The findings indicate that the International Joint Class functions as a relational learning space in which teachers, students, and policymakers engage as co-learners rather than as hierarchical actors. Teachers designed instructional practices that expanded students’ engagement with global issues from emotional empathy to ethical responsibility, deliberately rejecting charitable or paternalistic approaches to ‘helping others’ and instead reconstructing others as co-existing partners in a shared world. Through this process, students came to perceive global issues not as distant external problems but as relational challenges requiring their own ethical responses and actions. Policymakers, in turn, redefined the role of educational administration from a provider of standardized directives to that of an open and collaborative partner, establishing policy structures that support school autonomy and pedagogical diversity.
Nevertheless, several limitations were identified. In some schools, the program remained short-term or event-based and relied heavily on individual teachers’ personal commitment. Instructional themes tended to focus on relatively ‘safe’ topics such as culture and the environment, while structurally complex issues—such as inequality, refugees, gender, and historical conflicts—were insufficiently addressed. Furthermore, the absence of institutionalized long-term partnerships, frequent teacher transfers, and fluctuations in funding posed significant challenges to the sustainability of the program.
Despite these limitations, this study highlights the International Joint Class as a meaningful educational practice that shifts global citizenship education from ‘learning about others’ toward ‘learning to live with others.’ The findings underscore the academic and policy significance of the program as an experimental model of post-critical GCE that fosters ontological reflection and ethical responsiveness beyond cognitive learning. As such, the International Joint Class represents a concrete example of how relational learning and responsive ethics can be enacted within everyday school practices.
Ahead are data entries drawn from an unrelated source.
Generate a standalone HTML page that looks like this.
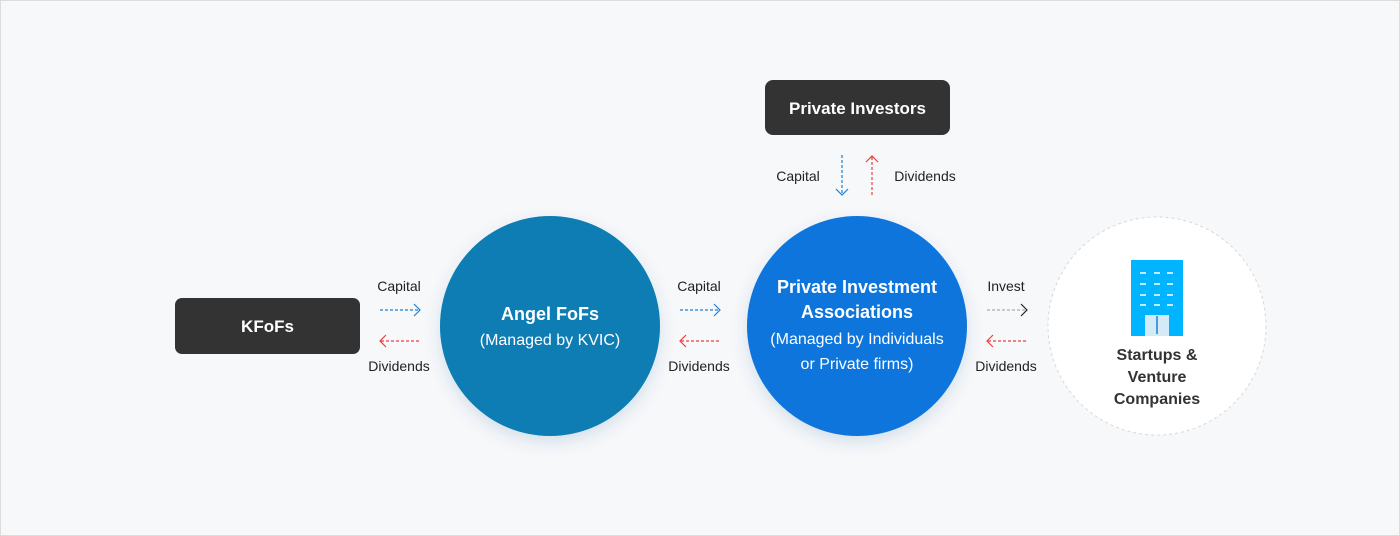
<!DOCTYPE html>
<html><head><meta charset="utf-8"><style>
html,body{margin:0;padding:0;background:#f7f8fa;}
svg{display:block;font-family:"Liberation Sans",Arial,sans-serif;}
</style></head><body>
<svg width="1400" height="536" viewBox="0 0 1400 536" xmlns="http://www.w3.org/2000/svg">
<defs>
<filter id="sh" x="-30%" y="-30%" width="160%" height="160%"><feDropShadow dx="0" dy="6" stdDeviation="8" flood-color="#1a4a8a" flood-opacity="0.15"/></filter>
</defs>
<rect x="0.5" y="0.5" width="1399" height="535" fill="#f7f8fa" stroke="#dcdcdc"/>
<!-- boxes -->
<rect x="175" y="298" width="185" height="56" rx="7" fill="#333"/>
<text x="267.5" y="332" text-anchor="middle" font-size="17" font-weight="bold" fill="#fff">KFoFs</text>
<rect x="765" y="80" width="185" height="55" rx="8" fill="#333"/>
<text x="857.5" y="114" text-anchor="middle" font-size="17" font-weight="bold" fill="#fff">Private Investors</text>
<!-- circles -->
<circle cx="550" cy="326" r="110" fill="#087db4" filter="url(#sh)"/>
<text x="550" y="320" text-anchor="middle" font-size="18" font-weight="bold" fill="#fff">Angel FoFs</text>
<text x="550" y="345" text-anchor="middle" font-size="16" fill="#fff">(Managed by KVIC)</text>
<circle cx="857" cy="326" r="110" fill="#0b74dc" filter="url(#sh)"/>
<text x="857" y="293" text-anchor="middle" font-size="18" font-weight="bold" fill="#fff">Private Investment</text>
<text x="857" y="318" text-anchor="middle" font-size="18" font-weight="bold" fill="#fff">Associations</text>
<text x="857" y="344" text-anchor="middle" font-size="16" fill="#fff">(Managed by Individuals</text>
<text x="857" y="369" text-anchor="middle" font-size="16" fill="#fff">or Private firms)</text>
<circle cx="1157" cy="326" r="109" fill="#fff" stroke="#d8d8d8" stroke-dasharray="3 3"/>
<!-- building -->
<rect x="1131" y="260" width="52" height="76" fill="#00b4ff"/>
<g stroke="#fff" stroke-width="1.5">
<line x1="1140" y1="273" x2="1146" y2="273"/><line x1="1154" y1="273" x2="1160" y2="273"/><line x1="1167" y1="273" x2="1173" y2="273"/>
<line x1="1140" y1="284" x2="1146" y2="284"/><line x1="1154" y1="284" x2="1160" y2="284"/><line x1="1167" y1="284" x2="1173" y2="284"/>
<line x1="1140" y1="295" x2="1146" y2="295"/><line x1="1154" y1="295" x2="1160" y2="295"/><line x1="1167" y1="295" x2="1173" y2="295"/>
<line x1="1140" y1="305" x2="1146" y2="305"/><line x1="1154" y1="305" x2="1160" y2="305"/><line x1="1167" y1="305" x2="1173" y2="305"/>
</g>
<rect x="1145" y="315" width="24" height="21" fill="#d4ebf7"/>
<line x1="1157" y1="316" x2="1157" y2="334" stroke="#1e7fd6" stroke-width="1.5"/>
<text x="1157" y="360" text-anchor="middle" font-size="16" font-weight="bold" fill="#333">Startups &amp;</text>
<text x="1157" y="382" text-anchor="middle" font-size="16" font-weight="bold" fill="#333">Venture</text>
<text x="1157" y="404" text-anchor="middle" font-size="16" font-weight="bold" fill="#333">Companies</text>
<!-- horizontal arrows -->
<g font-size="14" fill="#222" text-anchor="middle">
<text x="399" y="291">Capital</text><text x="399" y="371">Dividends</text>
<text x="699" y="291">Capital</text><text x="699" y="371">Dividends</text>
<text x="1006" y="291">Invest</text><text x="1006" y="371">Dividends</text>
<text x="798" y="181">Capital</text><text x="925" y="181">Dividends</text>
</g>
<g fill="none" stroke-width="1.2">
<g stroke="#1e7fd6"><line x1="380" y1="310" x2="419" y2="310" stroke-dasharray="3 2"/><polyline points="414,304 420,310 414,316"/></g>
<g stroke="#f03c3c"><line x1="381" y1="341" x2="420" y2="341" stroke-dasharray="3 2"/><polyline points="386,335 380,341 386,347"/></g>
<g stroke="#1e7fd6"><line x1="680" y1="310" x2="719" y2="310" stroke-dasharray="3 2"/><polyline points="714,304 720,310 714,316"/></g>
<g stroke="#f03c3c"><line x1="681" y1="341" x2="720" y2="341" stroke-dasharray="3 2"/><polyline points="686,335 680,341 686,347"/></g>
<g><line x1="987" y1="310" x2="1026" y2="310" stroke="#aaa" stroke-dasharray="3 2"/><polyline points="1021,304 1027,310 1021,316" stroke="#222"/></g>
<g stroke="#f03c3c"><line x1="988" y1="341" x2="1027" y2="341" stroke-dasharray="3 2"/><polyline points="993,335 987,341 993,347"/></g>
<g stroke="#1e7fd6"><line x1="842" y1="155" x2="842" y2="194" stroke-dasharray="3 2"/><polyline points="836,189 842,195 848,189"/></g>
<g stroke="#f03c3c"><line x1="872" y1="157" x2="872" y2="196" stroke-dasharray="3 2"/><polyline points="866,162 872,156 878,162"/></g>
</g>
</svg>
</body></html>
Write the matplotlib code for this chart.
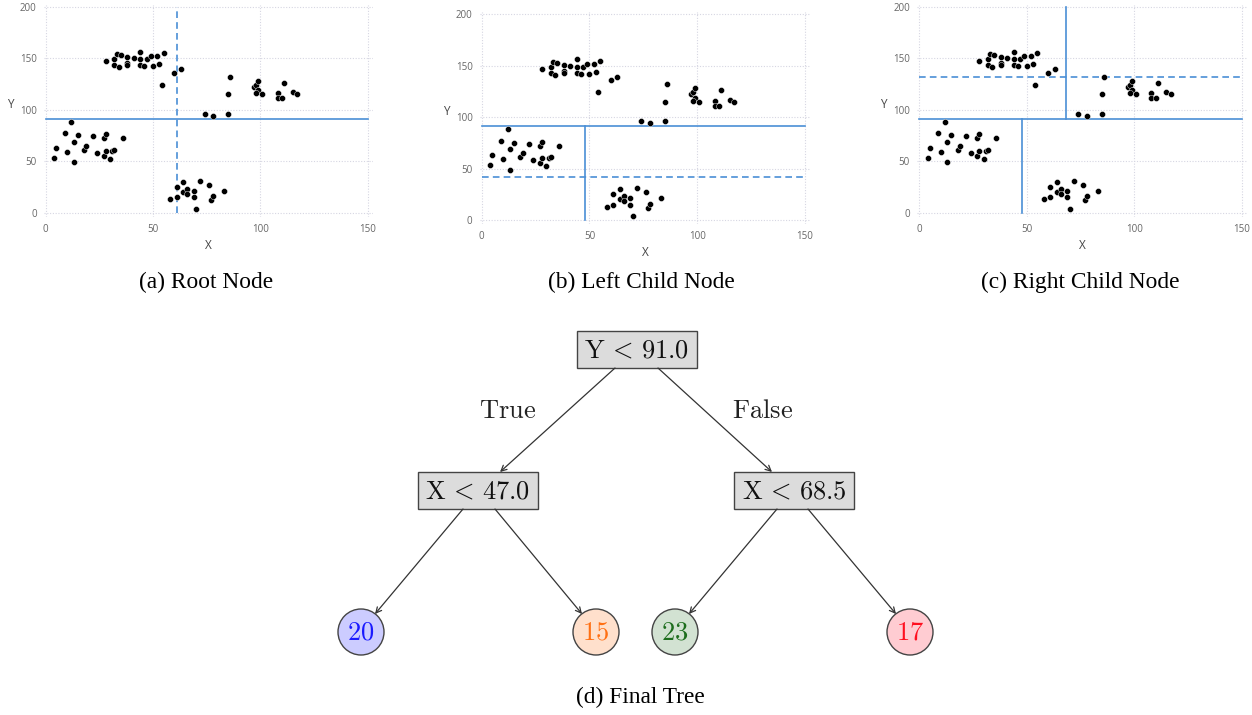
import matplotlib
matplotlib.use("Agg")
import matplotlib.pyplot as plt
from matplotlib.patches import Rectangle, Circle

plt.rcParams['mathtext.fontset'] = 'cm'

# ---------------- data ----------------
pts_x = [4, 5, 9, 10, 12, 13, 13, 15, 18, 19, 22, 24, 27, 27, 28, 28, 30, 31, 32, 36,
         58, 61, 61, 64, 64, 66, 66, 69, 69, 70, 72, 76, 77, 78, 83,
         28, 32, 32, 33, 34, 35, 38, 38, 38, 41, 44, 44, 44, 46, 47, 49, 50, 52, 53, 54, 55, 60, 63,
         74, 78, 85, 85, 86, 97, 98, 99, 99, 98, 101, 108, 108, 110, 111, 115, 117]
pts_y = [53, 63, 77, 59, 88, 69, 49, 75, 61, 65, 74, 58, 72, 55, 76, 60, 52, 60, 61, 72,
         13, 25, 15, 30, 20, 23, 18, 21, 15, 4, 31, 27, 12, 16, 21,
         147, 149, 143, 154, 141, 153, 151, 145, 143, 150, 156, 149, 143, 142, 149, 152, 142, 152, 144, 124, 155, 136, 139,
         96, 94, 115, 96, 132, 122, 124, 128, 119, 116, 115, 116, 111, 111, 126, 117, 115]

y_root = 91.0
x_left = 48.0
x_right = 68.5
y_left_cand = 42.0
x_root_cand = 61.0
y_right_cand = 132.0

captions = ["(a) Root Node", "(b) Left Child Node", "(c) Right Child Node", "(d) Final Tree"]
node_labels = [r"$\mathrm{Y}\,<\,91.0$", r"$\mathrm{X}\,<\,47.0$", r"$\mathrm{X}\,<\,68.5$"]
leaf_counts = [20, 15, 23, 17]
leaf_fill = ["#ccccff", "#ffe0cc", "#d2e2d2", "#ffccd2"]
leaf_text = ["#1a1aff", "#ff7014", "#1e6e1e", "#ff1020"]
edge_labels = [r"$\mathrm{True}$", r"$\mathrm{False}$"]

W, H = 1252, 715
fig = plt.figure(figsize=(W / 100, H / 100), dpi=100)

BLUE = "#4a8fd6"
GRIDC = "#d6d6e2"


def make_scatter(rect):
    ax = fig.add_axes(rect)
    ax.scatter(pts_x, pts_y, s=19, c="black", edgecolors="white", linewidths=0.3, zorder=3)
    ax.set_xlim(-1, 152.6)
    ax.set_ylim(-4, 202)
    ax.set_xticks([0, 50, 100, 150])
    ax.set_yticks([0, 50, 100, 150, 200])
    ax.grid(True, color=GRIDC, linestyle=(0, (1, 1.5)), linewidth=0.8)
    for s in ax.spines.values():
        s.set_visible(False)
    ax.tick_params(length=0, labelsize=7, labelcolor="#666666", pad=5)
    ax.set_xlabel("X", fontsize=8.5, color="#444444", labelpad=3, family="Open Sans")
    ax.set_ylabel("Y", fontsize=8.5, color="#444444", rotation=0, labelpad=7, family="Open Sans")
    for lab in ax.get_xticklabels() + ax.get_yticklabels():
        lab.set_family("Open Sans")
    return ax


ax_a = make_scatter([0.0348, 0.6968, 0.2633, 0.2968])
ax_a.plot([0, 150], [y_root, y_root], color=BLUE, lw=1.2, zorder=2)
ax_a.plot([x_root_cand, x_root_cand], [0, 200], color=BLUE, lw=1.2, ls=(0, (4, 2.5)), zorder=2)

ax_b = make_scatter([0.383, 0.6866, 0.2645, 0.2964])
ax_b.plot([0, 150], [y_root, y_root], color=BLUE, lw=1.2, zorder=2)
ax_b.plot([x_left, x_left], [0, y_root], color=BLUE, lw=1.2, zorder=2)
ax_b.plot([0, 150], [y_left_cand, y_left_cand], color=BLUE, lw=1.2, ls=(0, (4, 2.5)), zorder=2)

ax_c = make_scatter([0.7323, 0.6968, 0.264, 0.2968])
ax_c.plot([0, 150], [y_root, y_root], color=BLUE, lw=1.2, zorder=2)
ax_c.plot([x_left, x_left], [0, y_root], color=BLUE, lw=1.2, zorder=2)
ax_c.plot([x_right, x_right], [y_root, 200], color=BLUE, lw=1.2, zorder=2)
ax_c.plot([0, 150], [y_right_cand, y_right_cand], color=BLUE, lw=1.2, ls=(0, (4, 2.5)), zorder=2)

# ---------------- tree in pixel coordinates ----------------
tx = fig.add_axes([0, 0, 1, 1], zorder=-1)
tx.set_xlim(0, W)
tx.set_ylim(H, 0)
tx.axis("off")

cap_font = dict(family="Liberation Serif", fontsize=16.8, color="black", ha="center", va="center")
tx.text(206, 282, captions[0], **cap_font)
tx.text(641, 282, captions[1], **cap_font)
tx.text(1080, 282, captions[2], **cap_font)
tx.text(640, 697, captions[3], **cap_font)

boxes = [(577, 331, 120, 37), (418, 472, 120, 37), (734, 472, 120, 37)]
for (bx, by, bw, bh), lab in zip(boxes, node_labels):
    tx.add_patch(Rectangle((bx, by), bw, bh, facecolor="#dcdcdc", edgecolor="#444444", lw=1.0))
    tx.text(bx + bw / 2, by + bh / 2 + 1, lab, fontsize=19, ha="center", va="center", color="#111111")

leaf_cx = [361, 596, 675, 910]
leaf_cy = 632
R = 23
for cx, n, fc, tc in zip(leaf_cx, leaf_counts, leaf_fill, leaf_text):
    tx.add_patch(Circle((cx, leaf_cy), R, facecolor=fc, edgecolor="#444444", lw=1.0))
    tx.text(cx, leaf_cy + 1, r"$%d$" % n, fontsize=19, ha="center", va="center", color=tc)

edges = [((615, 368), (500, 472)), ((658, 368), (772, 472)),
         ((463, 509), (375, 614)), ((495, 509), (582, 614)),
         ((777, 509), (689, 614)), ((808, 509), (896, 614))]
for (x0, y0), (x1, y1) in edges:
    tx.annotate("", xy=(x1, y1), xytext=(x0, y0),
                arrowprops=dict(arrowstyle="->", color="#333333", lw=0.9,
                                shrinkA=0, shrinkB=0, mutation_scale=10))

tx.text(508, 411, edge_labels[0], fontsize=19, ha="center", va="center", color="#222222")
tx.text(763, 411, edge_labels[1], fontsize=19, ha="center", va="center", color="#222222")

fig.savefig("out.png", dpi=100, facecolor="white")
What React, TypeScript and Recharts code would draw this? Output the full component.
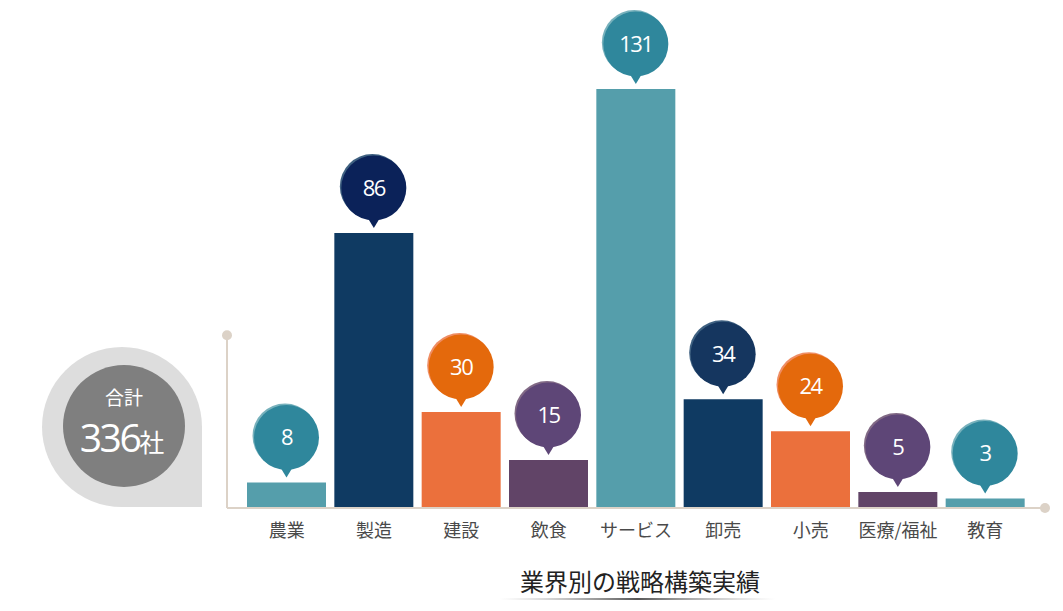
import React from "react"
import {
  BarChart,
  Bar,
  XAxis,
  YAxis,
  Cell,
  LabelList,
  ReferenceLine,
  ReferenceDot,
  Customized,
} from "recharts"

// 業界別の件数
const industries = ["農業", "製造", "建設", "飲食", "サービス", "卸売", "小売", "医療/福祉", "教育"]
const counts = [8, 86, 30, 15, 131, 34, 24, 5, 3]
const totalLabel = "336"

const barColors = ["#559EAB", "#0F3A62", "#EB703C", "#614467", "#559EAB", "#0F3A62", "#EB703C", "#614467", "#559EAB"]
const bubbleColors = ["#2F879C", "#0B2259", "#E4690C", "#5E4677", "#2F879C", "#15365F", "#E4690C", "#5E4677", "#2F879C"]

const chartData = industries.map((name, i) => ({ name, value: counts[i] }))
const lastIndex = industries.length - 1

const AXIS_COLOR = "#DCD2C7"
const CJK = "'Noto Sans CJK JP', 'Noto Sans', sans-serif"

function Bubble(props: any) {
  const { x, y, width, value, index } = props
  const cx = x + width / 2
  const cy = y - 45
  const r = 32.5
  const fill = bubbleColors[index]
  return (
    <g>
      <circle cx={cx - 1.5} cy={cy - 1.5} r={r} fill={barColors[index]} opacity={0.8} />
      <path d={`M${cx - 7},${cy + r - 4} L${cx + 7},${cy + r - 4} L${cx},${y - 5} Z`} fill={fill} />
      <circle cx={cx} cy={cy} r={r} fill={fill} />
      <text
        x={cx}
        y={cy}
        dy="0.36em"
        textAnchor="middle"
        fill="#fff"
        fontSize={22}
        letterSpacing={-1.5}
        fontFamily="'Open Sans', sans-serif"
      >
        {value}
      </text>
    </g>
  )
}

function Decorations() {
  // 合計バッジとタイトル
  const cx = 122
  const cy = 427
  const r = 80
  return (
    <g>
      <path
        d={`M${cx},${cy - r} A${r},${r} 0 0 1 ${cx + r},${cy} L${cx + r},${cy + r} L${cx},${cy + r} A${r},${r} 0 0 1 ${cx},${cy - r} Z`}
        fill="#DDDDDD"
      />
      <circle cx={124} cy={426} r={61} fill="#7F7F7F" />
      <text x={124} y={405} textAnchor="middle" fill="#fff" fontSize={19} fontFamily={CJK}>
        合計
      </text>
      <text x={122} y={452} textAnchor="middle" fill="#fff" fontFamily="'Open Sans', sans-serif" letterSpacing={-2.5}>
        <tspan fontSize={39}>{totalLabel}</tspan>
        <tspan fontSize={25} fontFamily={CJK} letterSpacing={0}>社</tspan>
      </text>
      <defs>
        <linearGradient id="uline" x1="0" x2="1" y1="0" y2="0">
          <stop offset="0%" stopColor="#999" stopOpacity={0} />
          <stop offset="50%" stopColor="#444" stopOpacity={0.9} />
          <stop offset="100%" stopColor="#999" stopOpacity={0} />
        </linearGradient>
      </defs>
      <text x={640} y={591} textAnchor="middle" fill="#222" fontSize={24} fontFamily={CJK}>
        業界別の戦略構築実績
      </text>
      <rect x={500} y={598} width={275} height={2} fill="url(#uline)" />
    </g>
  )
}

export default function App() {
  return (
    <div style={{ position: "absolute", left: 0, top: 0, width: 1063, height: 611, background: "#fff" }}>
      <BarChart
        width={1063}
        height={611}
        data={chartData}
        margin={{ top: 89, right: 18, bottom: 73, left: 227 }}
        barCategoryGap={4}
      >
        <XAxis
          dataKey="name"
          padding={{ left: 16, right: 16 }}
          axisLine={{ stroke: AXIS_COLOR, strokeWidth: 2 }}
          tickLine={false}
          tickMargin={10}
          height={30}
          interval={0}
          tick={{ fill: "#4a4a4a", fontSize: 18, fontFamily: CJK }}
        />
        <XAxis xAxisId="frame" type="number" domain={[0, lastIndex]} allowDataOverflow hide />
        <YAxis domain={[0, 131]} hide allowDataOverflow />
        <ReferenceLine
          xAxisId="frame"
          segment={[
            { x: 0, y: 0 },
            { x: 0, y: 54 },
          ]}
          stroke={AXIS_COLOR}
          strokeWidth={2}
          ifOverflow="visible"
        />
        <ReferenceDot xAxisId="frame" x={0} y={54} r={5} fill={AXIS_COLOR} stroke="none" ifOverflow="visible" />
        <ReferenceDot xAxisId="frame" x={lastIndex} y={0} r={5} fill={AXIS_COLOR} stroke="none" ifOverflow="visible" />
        <Bar dataKey="value" isAnimationActive={false}>
          {chartData.map((d, i) => (
            <Cell key={d.name} fill={barColors[i]} />
          ))}
          <LabelList dataKey="value" content={<Bubble />} />
        </Bar>
        <Customized component={Decorations} />
      </BarChart>
    </div>
  )
}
Based on the analysis and implications of this study, the following recommendations are proposed. To ensure the sustainable expansion of the International Joint Class, policy support is required to reduce participation gaps across schools, regions, and socioeconomic groups and to secure equity in learning experiences. This includes closer alignment with the core curriculum, greater flexibility in timetable organization, and strengthened support for schools with limited infrastructure. In addition, for the International Joint Class to move beyond simple exchange toward critical reflection and action, systematic educational support is needed, including professional development that enhances teachers’ capacity for critical engagement, structured support for addressing conflict, and practice-oriented instructional models that connect students’ reflection to action. Furthermore, to improve program structures that rely heavily on individual teachers’ commitment, it is necessary to establish dedicated support systems and adopt more flexible personnel policies for teachers responsible for International Joint Classes.
Keywords: International Joint Class, Global Citizenship Education, Post-critical GCE, relational learning, ethics of responsiveness, Seoul Metropolitan Office of Education.